Small Indian cars fail global safety norms, fatal risk to driver even at 56 kmph
The first-ever independent crash tests of some of India's popular and important small cars have shown a high-risk of life threatening injuries in road crashes. All the cars selected by Global NCAP for testing in a frontal impact at 64km/h received zero-star adult protection ratings.
BY Our Staff Reporter
Guwahati, June 27: In a landmark order, the Gauhati High Court has asked the Central government not to permit auto manufacturers to release and sell small four-wheelers without crash and emission tests. The order was passed by Chief Justice (acting) K Shreedhar Rao and Justice PK Saikia on a PIL filed by Mukesh Agarwal and Rita Das Mazumdar who raised concerns about safety norms of four-wheelers - both passenger and goods carrying.
The interim order pertains to four-wheeler cars with a mass up to 1,500 kg.
In their PIL, the petitioners argued that small passenger cars produced by manufacturers in India do not conform to safety standards and are not put to the scrutiny of crash-testing (frontal impact test). The petitioners also produced a report of the European New Car Assessment Programme (ENCAP) which stated that small cars manufactured in India have failed crash tests.
Tests conducted have revealed that frontal collision in a simulated state with driving speed at 60 kmph proved dangerous to life and limb of driver and passenger, notwithstanding provision of seat belts.
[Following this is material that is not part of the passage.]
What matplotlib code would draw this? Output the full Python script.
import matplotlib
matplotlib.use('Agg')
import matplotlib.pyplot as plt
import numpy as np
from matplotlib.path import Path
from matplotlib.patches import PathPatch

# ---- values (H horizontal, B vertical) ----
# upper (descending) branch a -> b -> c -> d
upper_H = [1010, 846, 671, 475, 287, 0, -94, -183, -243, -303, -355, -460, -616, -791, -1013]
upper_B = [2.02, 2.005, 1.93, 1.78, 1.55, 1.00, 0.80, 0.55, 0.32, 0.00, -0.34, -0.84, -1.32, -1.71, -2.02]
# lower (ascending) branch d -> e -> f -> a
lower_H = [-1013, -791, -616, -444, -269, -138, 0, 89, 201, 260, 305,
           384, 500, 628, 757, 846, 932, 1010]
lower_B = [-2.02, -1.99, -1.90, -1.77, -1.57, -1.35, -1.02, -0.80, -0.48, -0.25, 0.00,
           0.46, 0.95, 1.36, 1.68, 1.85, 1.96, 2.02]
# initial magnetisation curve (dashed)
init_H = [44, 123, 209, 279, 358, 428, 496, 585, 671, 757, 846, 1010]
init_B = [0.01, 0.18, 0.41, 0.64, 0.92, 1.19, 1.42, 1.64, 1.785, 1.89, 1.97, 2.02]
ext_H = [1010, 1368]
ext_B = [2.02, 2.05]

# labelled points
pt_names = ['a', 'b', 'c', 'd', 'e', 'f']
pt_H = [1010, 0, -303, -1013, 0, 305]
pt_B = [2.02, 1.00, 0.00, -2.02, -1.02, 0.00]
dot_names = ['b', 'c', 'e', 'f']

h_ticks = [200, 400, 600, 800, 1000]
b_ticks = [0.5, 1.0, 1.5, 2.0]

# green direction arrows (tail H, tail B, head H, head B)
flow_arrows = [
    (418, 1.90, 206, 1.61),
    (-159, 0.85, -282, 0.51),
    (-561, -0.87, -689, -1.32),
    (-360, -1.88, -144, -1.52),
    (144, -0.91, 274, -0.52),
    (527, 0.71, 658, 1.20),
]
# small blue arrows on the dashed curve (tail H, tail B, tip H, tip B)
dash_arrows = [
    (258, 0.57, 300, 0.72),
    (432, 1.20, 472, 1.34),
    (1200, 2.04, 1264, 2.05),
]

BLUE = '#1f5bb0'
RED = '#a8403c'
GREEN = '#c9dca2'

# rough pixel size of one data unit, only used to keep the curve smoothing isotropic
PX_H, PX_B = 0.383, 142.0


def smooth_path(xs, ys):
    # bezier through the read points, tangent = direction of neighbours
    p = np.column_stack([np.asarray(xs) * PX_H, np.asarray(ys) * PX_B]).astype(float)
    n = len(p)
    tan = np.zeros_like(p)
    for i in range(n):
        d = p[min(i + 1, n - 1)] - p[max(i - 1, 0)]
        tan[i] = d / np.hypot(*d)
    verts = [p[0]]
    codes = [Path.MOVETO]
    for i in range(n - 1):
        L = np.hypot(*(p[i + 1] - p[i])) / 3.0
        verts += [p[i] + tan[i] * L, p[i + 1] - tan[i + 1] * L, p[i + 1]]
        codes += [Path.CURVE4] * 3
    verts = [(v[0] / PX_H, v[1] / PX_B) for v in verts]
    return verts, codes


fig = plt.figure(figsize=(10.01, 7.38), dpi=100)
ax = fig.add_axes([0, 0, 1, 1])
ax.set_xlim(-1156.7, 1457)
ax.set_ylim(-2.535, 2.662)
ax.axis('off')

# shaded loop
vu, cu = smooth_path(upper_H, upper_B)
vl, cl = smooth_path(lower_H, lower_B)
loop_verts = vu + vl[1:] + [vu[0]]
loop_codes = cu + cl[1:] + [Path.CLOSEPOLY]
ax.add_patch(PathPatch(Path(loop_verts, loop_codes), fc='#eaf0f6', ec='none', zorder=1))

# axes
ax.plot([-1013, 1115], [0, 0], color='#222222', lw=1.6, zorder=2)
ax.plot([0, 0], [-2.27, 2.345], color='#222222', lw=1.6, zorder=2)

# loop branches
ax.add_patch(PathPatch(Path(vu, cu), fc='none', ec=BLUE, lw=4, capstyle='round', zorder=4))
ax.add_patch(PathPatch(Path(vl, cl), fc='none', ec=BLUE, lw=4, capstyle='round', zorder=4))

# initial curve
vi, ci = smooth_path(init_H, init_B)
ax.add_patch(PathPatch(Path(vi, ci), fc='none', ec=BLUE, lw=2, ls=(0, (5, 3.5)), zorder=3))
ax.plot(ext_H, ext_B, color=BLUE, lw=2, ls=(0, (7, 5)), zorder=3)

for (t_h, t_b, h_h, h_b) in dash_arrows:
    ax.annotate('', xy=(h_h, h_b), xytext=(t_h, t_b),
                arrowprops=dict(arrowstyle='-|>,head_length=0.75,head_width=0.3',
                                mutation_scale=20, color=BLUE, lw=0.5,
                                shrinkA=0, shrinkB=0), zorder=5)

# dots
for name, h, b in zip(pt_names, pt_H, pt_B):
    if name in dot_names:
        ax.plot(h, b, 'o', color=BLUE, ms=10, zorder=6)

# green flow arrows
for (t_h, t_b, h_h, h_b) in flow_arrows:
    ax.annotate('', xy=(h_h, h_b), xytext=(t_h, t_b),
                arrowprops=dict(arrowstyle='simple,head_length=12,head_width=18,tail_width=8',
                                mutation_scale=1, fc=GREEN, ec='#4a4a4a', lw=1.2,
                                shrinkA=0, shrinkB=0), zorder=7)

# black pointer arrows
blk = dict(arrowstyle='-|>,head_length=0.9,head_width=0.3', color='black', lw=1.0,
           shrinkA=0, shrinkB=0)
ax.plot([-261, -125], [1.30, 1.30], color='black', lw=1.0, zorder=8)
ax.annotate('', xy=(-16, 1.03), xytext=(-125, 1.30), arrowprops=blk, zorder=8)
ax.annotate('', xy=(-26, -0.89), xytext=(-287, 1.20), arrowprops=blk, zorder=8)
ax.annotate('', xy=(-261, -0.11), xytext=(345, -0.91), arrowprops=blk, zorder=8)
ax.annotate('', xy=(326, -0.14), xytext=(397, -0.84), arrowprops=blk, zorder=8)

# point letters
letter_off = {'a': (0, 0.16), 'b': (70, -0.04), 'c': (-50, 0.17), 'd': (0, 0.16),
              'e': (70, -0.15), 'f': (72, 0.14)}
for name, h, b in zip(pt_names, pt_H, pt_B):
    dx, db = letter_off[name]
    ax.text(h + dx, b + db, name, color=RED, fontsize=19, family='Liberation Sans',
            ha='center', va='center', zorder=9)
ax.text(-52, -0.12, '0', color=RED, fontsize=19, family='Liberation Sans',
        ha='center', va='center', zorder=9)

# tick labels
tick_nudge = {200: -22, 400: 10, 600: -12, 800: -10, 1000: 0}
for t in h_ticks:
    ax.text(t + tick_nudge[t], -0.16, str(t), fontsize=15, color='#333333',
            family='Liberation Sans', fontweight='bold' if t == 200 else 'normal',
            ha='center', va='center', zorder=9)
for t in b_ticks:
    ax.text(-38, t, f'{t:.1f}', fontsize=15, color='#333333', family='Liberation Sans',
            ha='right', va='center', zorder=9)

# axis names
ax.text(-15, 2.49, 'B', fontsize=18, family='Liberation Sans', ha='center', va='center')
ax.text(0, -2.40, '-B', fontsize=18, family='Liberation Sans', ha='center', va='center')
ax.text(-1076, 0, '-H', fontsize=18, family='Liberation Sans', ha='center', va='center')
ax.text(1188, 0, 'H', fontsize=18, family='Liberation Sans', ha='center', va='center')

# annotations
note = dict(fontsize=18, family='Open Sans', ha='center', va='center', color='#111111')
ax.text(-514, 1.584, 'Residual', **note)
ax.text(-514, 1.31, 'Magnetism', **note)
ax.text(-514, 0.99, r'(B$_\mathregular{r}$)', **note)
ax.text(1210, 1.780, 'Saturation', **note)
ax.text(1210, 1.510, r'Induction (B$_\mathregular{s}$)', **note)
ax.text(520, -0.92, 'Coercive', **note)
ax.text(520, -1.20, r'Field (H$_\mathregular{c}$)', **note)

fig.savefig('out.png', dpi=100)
Two tests were carried out by the global car safety watchdog on identical cars of the same make - meaning two of each car were procured by Global NCAP from Indian showrooms, and shipped to Germany for the tests. One crash test was performed at 56 kmph, the other at 64 kmph.
All five cars failed the test, landing a zero on a scale of 1-5.
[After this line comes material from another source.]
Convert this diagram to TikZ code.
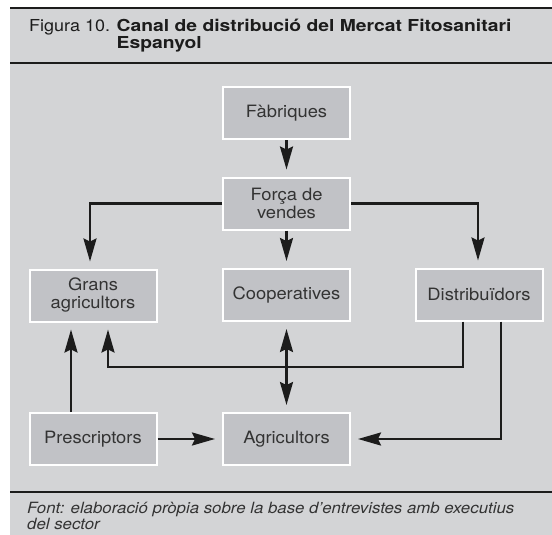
\documentclass[tikz,border=0pt]{standalone}
\usepackage{fontspec}
\setmainfont{TeX Gyre Heros}
\newfontfamily\boxfont[FakeStretch=1.08]{TeX Gyre Heros}
\newfontfamily\figfont[FakeStretch=1.09]{TeX Gyre Heros}
\newfontfamily\titlefont[FakeStretch=1.17]{TeX Gyre Heros}
\newfontfamily\notefont[FakeStretch=1.085]{TeX Gyre Heros}
\usetikzlibrary{arrows.meta}
\definecolor{bg}{HTML}{D3D4D6}
\definecolor{boxfill}{HTML}{C1C2C6}
\definecolor{ink}{HTML}{1C1C1C}
\definecolor{txt}{HTML}{333333}
\tikzset{
  stagebox/.style={draw=white, line width=2pt, fill=boxfill, minimum width=127pt,
    minimum height=52pt, inner sep=2pt, align=center, text=txt,
    font=\boxfont\fontsize{17}{18}\selectfont},
  flow/.style={draw=ink, line width=2.4pt, -{Stealth[length=23pt,width=13pt,inset=3pt]},
    shorten >=7pt},
  bothflow/.style={draw=ink, line width=2.4pt,
    {Stealth[length=23pt,width=13pt,inset=3pt]}-{Stealth[length=23pt,width=13pt,inset=3pt]},
    shorten >=7pt, shorten <=7pt},
  rule/.style={draw=ink, line width=2pt}
}
\begin{document}
\begin{tikzpicture}[x=1pt,y=-1pt]
\useasboundingbox (0,0) rectangle (552,535);
\fill[bg] (10,7) rectangle (552,535);
\draw[rule] (10,8) -- (552,8);
\draw[rule] (10,63) -- (552,63);
\draw[rule] (10,492) -- (552,492);

\node[anchor=north west, inner sep=0pt, align=left, text=ink,
  font=\fontsize{16.5}{15}\selectfont] (title) at (29,19)
  {{\figfont Figura 10. }{\titlefont\bfseries Canal de distribució del Mercat Fitosanitari}\\
   \hphantom{\figfont Figura 10. }{\titlefont\bfseries Espanyol}};

\node[anchor=north west, inner sep=0pt, align=left, text=txt,
  font=\notefont\fontsize{15.5}{14.5}\selectfont\itshape] (source) at (27,502)
  {Font: elaboració pròpia sobre la base d’entrevistes amb executius\\del sector};

\node[stagebox] (fab) at (286.5,113) {Fàbriques};
\node[stagebox] (forca) at (286.5,203.5) {Força de\\vendes};
\node[stagebox] (coop) at (286.5,295) {Cooperatives};
\node[stagebox] (agric) at (286.5,439) {Agricultors};
\node[stagebox] (grans) at (93,295.5) {Grans\\agricultors};
\node[stagebox] (presc) at (93,439) {Prescriptors};
\node[stagebox] (dist) at (479,294.5) {Distribuïdors};

\coordinate (dg1) at (463,367);
\coordinate (dg2) at (108,367);
\coordinate (da1) at (501,439);
\coordinate (gx) at (90,0);
\coordinate (dx) at (478,0);
\coordinate (px) at (71,0);

\draw[flow] (fab) -- (forca);
\draw[flow] (forca) -- (coop);
\draw[flow] (forca.west) -| (grans.north -| gx);
\draw[flow] (forca.east) -| (dist.north -| dx);
\draw[flow] (dist.south -| dg1) |- (dg2) -- (grans.south -| dg2);
\draw[flow] (dist.south -| da1) |- (agric.east);
\draw[flow] (presc.north -| px) -- (grans.south -| px);
\draw[flow] (presc) -- (agric);
\draw[bothflow] (coop) -- (agric);
\end{tikzpicture}
\end{document}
Also, none of the cars had airbags - one of the most basic prerequisites globally to pass a safety test.
The crash alysis showed the crash-test-dummies having sustained near-fatal injuries, more so in case of the driver. The structural integrity of the cars was also deemed as unstable.
Even though small cars are affordable, fuel efficient, emit less carbon and are easy to park, yet concerns regarding their safety have often been raised and hotly debated.
The High Court has fixed July 29 as the next date of hearing.